Selling everybody short
My Intrade contracts for the Democratic nomination just expired (short Hillary Clinton and Al Gore). Looking around for my next bit of edutainment action, I added up the bids for the top 8 Republican VP candidates and found that there was a 120% chance that one of them would be chosen. Can you say “arbitrage”? Sell all 8 for +120, lose one for -100, for a net of +20.
It’s not quite that easy. With this many contracts, the commissions really add up. In fact, they eat up about half of the +20, leaving me with +10. I have to put up margin for all 8 contracts, even though at most one of them will lose. This dilutes the +10 to a little over 1% return on investment. It’s hard to get excited over a complicated trade that nets a 1% return.
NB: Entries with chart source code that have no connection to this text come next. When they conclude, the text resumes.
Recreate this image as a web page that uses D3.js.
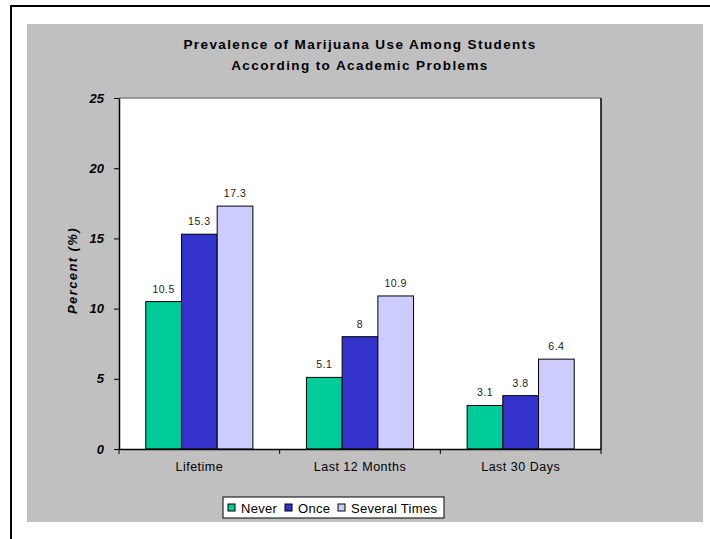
<!DOCTYPE html>
<html>
<head>
<meta charset="utf-8">
<script src="https://cdn.jsdelivr.net/npm/d3@7"></script>
<style>
  html, body { margin: 0; padding: 0; background: #ffffff; }
  svg { display: block; font-family: "Liberation Sans", Arial, sans-serif; }
</style>
</head>
<body>
<svg id="chart" width="710" height="539"></svg>
<script>
// Chart data
const categories = ["Lifetime", "Last 12 Months", "Last 30 Days"];
const seriesNames = ["Never", "Once", "Several Times"];
const never = [10.5, 5.1, 3.1];
const once = [15.3, 8, 3.8];
const severalTimes = [17.3, 10.9, 6.4];
const yTicks = [0, 5, 10, 15, 20, 25];
const seriesColors = ["#00CC99", "#3333CC", "#CCCCFF"];
const titleLines = ["Prevalence of Marijuana Use Among Students", "According to Academic Problems"];

const seriesValues = [never, once, severalTimes];
const rows = categories.map((c, i) => ({
  category: c,
  values: seriesNames.map((s, j) => ({ series: s, value: seriesValues[j][i] }))
}));

const svg = d3.select("#chart");

// Outer frame lines (top and left)
svg.append("line").attr("x1", 11).attr("x2", 710).attr("y1", 6).attr("y2", 6)
  .attr("stroke", "#000").attr("stroke-width", 2);
svg.append("line").attr("x1", 11).attr("x2", 11).attr("y1", 5).attr("y2", 539)
  .attr("stroke", "#000").attr("stroke-width", 2);

// Chart area background
svg.append("rect").attr("x", 27).attr("y", 24).attr("width", 676).attr("height", 498)
  .attr("fill", "#C0C0C0");

const plot = { left: 119, right: 601, top: 98, bottom: 449 };

// Title
const title = svg.append("text")
  .attr("text-anchor", "middle")
  .attr("font-weight", "bold")
  .attr("font-size", 13.5)
  .attr("letter-spacing", 1.4)
  .attr("fill", "#000");
titleLines.forEach((t, i) => {
  title.append("tspan").attr("x", 360).attr("y", 49 + i * 21).text(t);
});

// Plot area
svg.append("rect")
  .attr("x", plot.left).attr("y", plot.top)
  .attr("width", plot.right - plot.left).attr("height", plot.bottom - plot.top)
  .attr("fill", "#ffffff");
svg.append("line").attr("x1", plot.left).attr("x2", plot.right)
  .attr("y1", plot.top).attr("y2", plot.top)
  .attr("stroke", "#808080").attr("stroke-width", 1.5);
svg.append("line").attr("x1", plot.right).attr("x2", plot.right)
  .attr("y1", plot.top).attr("y2", plot.bottom)
  .attr("stroke", "#000").attr("stroke-width", 1.5);

// Scales
const x0 = d3.scaleBand().domain(categories).range([plot.left, plot.right]).paddingInner(0).paddingOuter(0);
const x1 = d3.scaleBand().domain(seriesNames).range([0, x0.bandwidth()]).paddingInner(0).paddingOuter(0.75);
const y = d3.scaleLinear().domain([0, 25]).range([plot.bottom, plot.top]);
const color = d3.scaleOrdinal().domain(seriesNames).range(seriesColors);

// Bars
const groups = svg.append("g").selectAll("g").data(rows).join("g")
  .attr("transform", d => `translate(${x0(d.category)},0)`);

groups.selectAll("rect").data(d => d.values).join("rect")
  .attr("x", d => x1(d.series))
  .attr("y", d => y(d.value))
  .attr("width", x1.bandwidth())
  .attr("height", d => y(0) - y(d.value))
  .attr("fill", d => color(d.series))
  .attr("stroke", "#000")
  .attr("stroke-width", 1);

// Value labels
groups.selectAll("text.val").data(d => d.values).join("text")
  .attr("class", "val")
  .attr("x", d => x1(d.series) + x1.bandwidth() / 2)
  .attr("y", d => y(d.value) - 9)
  .attr("text-anchor", "middle")
  .attr("font-size", 10.5)
  .attr("letter-spacing", 0.5)
  .attr("fill", "#222")
  .text(d => d.value);

// Y axis
const yAxis = svg.append("g")
  .attr("transform", `translate(${plot.left},0)`)
  .call(d3.axisLeft(y).tickValues(yTicks).tickSize(5).tickPadding(10).tickSizeOuter(0));
yAxis.select(".domain").attr("stroke", "#000").attr("stroke-width", 1.5);
yAxis.selectAll(".tick line").attr("stroke", "#000");
yAxis.selectAll(".tick text")
  .attr("font-size", 13).attr("font-weight", "bold").attr("font-style", "italic")
  .attr("font-family", "Liberation Sans, Arial, sans-serif")
  .attr("fill", "#000");

// X axis
const xAxis = svg.append("g")
  .attr("transform", `translate(0,${plot.bottom})`)
  .call(d3.axisBottom(x0).tickSize(0).tickPadding(13));
xAxis.select(".domain").attr("stroke", "#000").attr("stroke-width", 1.5);
xAxis.selectAll(".tick text")
  .attr("font-size", 12.5).attr("letter-spacing", 0.5)
  .attr("font-family", "Liberation Sans, Arial, sans-serif")
  .attr("fill", "#000");
// Category boundary ticks
const boundaries = categories.map(c => x0(c)).concat([x0.range()[1]]);
xAxis.selectAll("line.bound").data(boundaries).join("line")
  .attr("class", "bound")
  .attr("x1", d => d).attr("x2", d => d)
  .attr("y1", 0).attr("y2", 5)
  .attr("stroke", "#000");

// Y axis title
svg.append("text")
  .attr("transform", `translate(77,${(plot.top + plot.bottom) / 2 - 3}) rotate(-90)`)
  .attr("text-anchor", "middle")
  .attr("font-size", 13).attr("font-weight", "bold").attr("font-style", "italic")
  .attr("letter-spacing", 1.4)
  .text("Percent (%)");

// Legend
const legend = svg.append("g").attr("transform", "translate(223,497)");
legend.append("rect").attr("width", 221).attr("height", 21)
  .attr("fill", "#fff").attr("stroke", "#000").attr("stroke-width", 1);
const itemX = [5, 62, 115];
const item = legend.selectAll("g.item").data(seriesNames).join("g")
  .attr("class", "item")
  .attr("transform", (d, i) => `translate(${itemX[i]},0)`);
item.append("rect").attr("x", 0).attr("y", 7).attr("width", 7).attr("height", 7)
  .attr("fill", d => color(d)).attr("stroke", "#000").attr("stroke-width", 1);
item.append("text").attr("x", 13).attr("y", 15.5)
  .attr("font-size", 13).attr("letter-spacing", 0.3)
  .attr("fill", "#000")
  .text(d => d);
</script>
</body>
</html>
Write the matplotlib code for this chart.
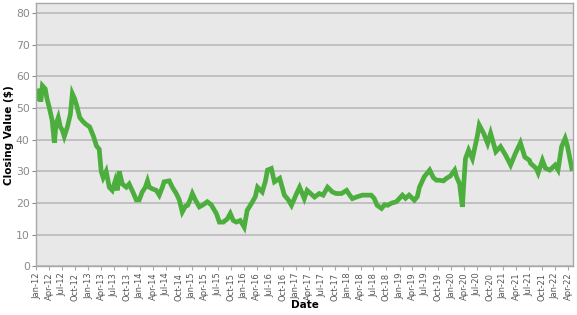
import matplotlib
matplotlib.use("Agg")
import matplotlib.pyplot as plt
import matplotlib.dates as mdates
import pandas as pd

# closing values (roughly two points a month)
dates = ["2012-01-01", "2012-01-15", "2012-02-01", "2012-02-12", "2012-03-03", "2012-03-15",
         "2012-04-01", "2012-04-21", "2012-05-06", "2012-05-19", "2012-06-03", "2012-06-18",
         "2012-07-01", "2012-07-15", "2012-08-06", "2012-08-27", "2012-09-10", "2012-09-25",
         "2012-10-09", "2012-11-01", "2012-11-18", "2012-12-10", "2013-01-10", "2013-02-06",
         "2013-02-27", "2013-03-18", "2013-04-01", "2013-04-15", "2013-05-06", "2013-05-28",
         "2013-06-18", "2013-07-09", "2013-07-24", "2013-08-06", "2013-08-28", "2013-09-25",
         "2013-10-15", "2013-11-15", "2013-12-04", "2013-12-25", "2014-01-15", "2014-02-06",
         "2014-02-21", "2014-03-06", "2014-03-27", "2014-04-24", "2014-05-15", "2014-06-06",
         "2014-06-18", "2014-07-24", "2014-08-15", "2014-09-12", "2014-10-03", "2014-10-24",
         "2014-11-15", "2014-12-01", "2014-12-18", "2015-01-03", "2015-01-24", "2015-02-21",
         "2015-03-21", "2015-04-18", "2015-05-15", "2015-06-21", "2015-07-12", "2015-08-09",
         "2015-09-06", "2015-09-27", "2015-10-18", "2015-11-09", "2015-12-06", "2016-01-03",
         "2016-01-24", "2016-03-01", "2016-03-21", "2016-04-06", "2016-05-09", "2016-06-01",
         "2016-06-15", "2016-07-12", "2016-08-03", "2016-09-09", "2016-10-12", "2016-11-09",
         "2016-12-01", "2017-01-06", "2017-01-27", "2017-03-01", "2017-03-21", "2017-05-12",
         "2017-06-15", "2017-07-12", "2017-08-12", "2017-09-15", "2017-10-12", "2017-11-18",
         "2017-12-24", "2018-01-15", "2018-02-03", "2018-03-09", "2018-04-15", "2018-05-18",
         "2018-06-15", "2018-07-06", "2018-07-27", "2018-08-27", "2018-09-18", "2018-10-09",
         "2018-11-06", "2018-12-09", "2019-01-21", "2019-02-12", "2019-03-09", "2019-04-15",
         "2019-05-06", "2019-05-21", "2019-06-24", "2019-08-01", "2019-08-27", "2019-09-18",
         "2019-10-09", "2019-11-06", "2019-11-27", "2019-12-24", "2020-01-24", "2020-02-06",
         "2020-02-28", "2020-03-18", "2020-03-28", "2020-04-09", "2020-05-01", "2020-05-28",
         "2020-07-01", "2020-07-15", "2020-08-15", "2020-09-12", "2020-10-03", "2020-11-09",
         "2020-12-12", "2021-01-18", "2021-02-21", "2021-03-27", "2021-05-01", "2021-06-01",
         "2021-07-03", "2021-07-12", "2021-08-21", "2021-09-03", "2021-10-03", "2021-10-24",
         "2021-11-24", "2022-01-01", "2022-01-21", "2022-02-15", "2022-03-12", "2022-03-28",
         "2022-04-12", "2022-04-28"]
closes = [53, 56, 52, 57, 56, 53,
          50, 46, 39, 45, 47, 44,
          43, 41, 44, 48, 54.5, 53,
          51, 47, 46, 45, 44, 41,
          38, 37, 30, 28, 30, 25,
          24, 27, 24, 30, 26, 25,
          26, 23, 21, 21, 23.5, 25,
          27, 25, 24.5, 24, 22.5, 25,
          26.7, 27, 25, 23, 21, 17.2,
          19, 19.3, 21, 23, 21, 18.8,
          19.5, 20.4, 19.5, 16.7, 14, 14,
          15, 16.7, 14.5, 14, 14.5, 12.4,
          17.7, 20.4, 22, 25, 23.5, 27,
          30.4, 30.9, 26.7, 27.8, 22.5, 21,
          19.3, 23, 25, 21.4, 24, 21.9,
          23, 22.5, 25, 23.5, 23, 23,
          24, 22.5, 21.4, 22, 22.5, 22.5,
          22.5, 21.5, 19.3, 18.3, 19.5, 19.3,
          20, 20.4, 22.5, 21.5, 22.5, 20.9,
          22, 25, 28.3, 30.4, 28, 27.2,
          27.2, 27, 27.8, 28.5, 30.4, 28.3,
          26, 18.8, 26, 34, 36.7, 34,
          41, 44.6, 42, 38.8, 42, 36.2,
          37.8, 35, 32, 35.7, 39, 34.5,
          33.5, 32.5, 30.9, 29.5, 33.5, 31,
          30.4, 32, 30.5, 37.8, 40.4, 38,
          34.6, 30.9]

df = pd.DataFrame({"date": pd.to_datetime(dates), "close": closes})

fig = plt.figure(figsize=(5.77, 3.15), dpi=100)
ax = fig.add_axes([0.0624, 0.154, 0.9306, 0.8356])
ax.set_facecolor("#e8e8e8")

ax.plot(df["date"], df["close"], color="#4cae3c", linewidth=3.4, solid_joinstyle="miter")

ax.set_ylim(0, 83)
ax.set_yticks(range(0, 81, 10))
ax.set_xlim(pd.Timestamp("2011-12-29"), pd.Timestamp("2022-05-06"))
ax.xaxis.set_major_locator(mdates.MonthLocator(bymonth=[1, 4, 7, 10]))
ax.xaxis.set_major_formatter(mdates.DateFormatter("%b-%y"))

ax.grid(axis="y", color="#bdbdbd", linewidth=1.3)
ax.set_axisbelow(True)
for s in ax.spines.values():
    s.set_color("#a8a8a8")
    s.set_linewidth(1.0)

ax.tick_params(axis="y", labelsize=7.8, colors="#8a8a8a", length=3, pad=1.5)
ax.tick_params(axis="x", labelsize=6.0, labelcolor="#555555", color="#a8a8a8",
               length=3, pad=1.5, labelrotation=90)

ax.set_xlabel("Date", fontsize=7.5, fontweight="bold", va="center")
ax.set_ylabel("Closing Value ($)", fontsize=7.5, fontweight="bold", va="center")
ax.xaxis.set_label_coords(0.5, -0.148)
ax.yaxis.set_label_coords(-0.05, 0.5)

fig.savefig("out.png", dpi=100)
On the other hand, these contracts will expire in about a week, and 1% in one week is 50% annualized. Alternatively, I can think of this as “topping off” the Hillary-Gore trade with an extra 1%.
I’ve over-simplified the numbers a bit. I make the worst-case assumptions on the commissions going in, then I try to improve on that in practice. I also find that prices are volatile enough that I can trade against my position a bit. I’m short 8 different candidates, but it doesn’t matter which 8. All that matters is that 120 is more than 100. If it’s suddenly advantageous to cover Mike Huckabee, for example, and short Fred Thompson, I end up with 122 being more than 100. I’m having fun with this. It’s easy to be decisive when you’re tweaking a sure thing. As Nixon would say, I’m negotiating from a position of strength.
Update: the news about Sarah Palin is out, and it looks like I’ll be up almost 2%. The short on Palin is a total loss, of course, but the gains on Romney and Pawlenty make up for it.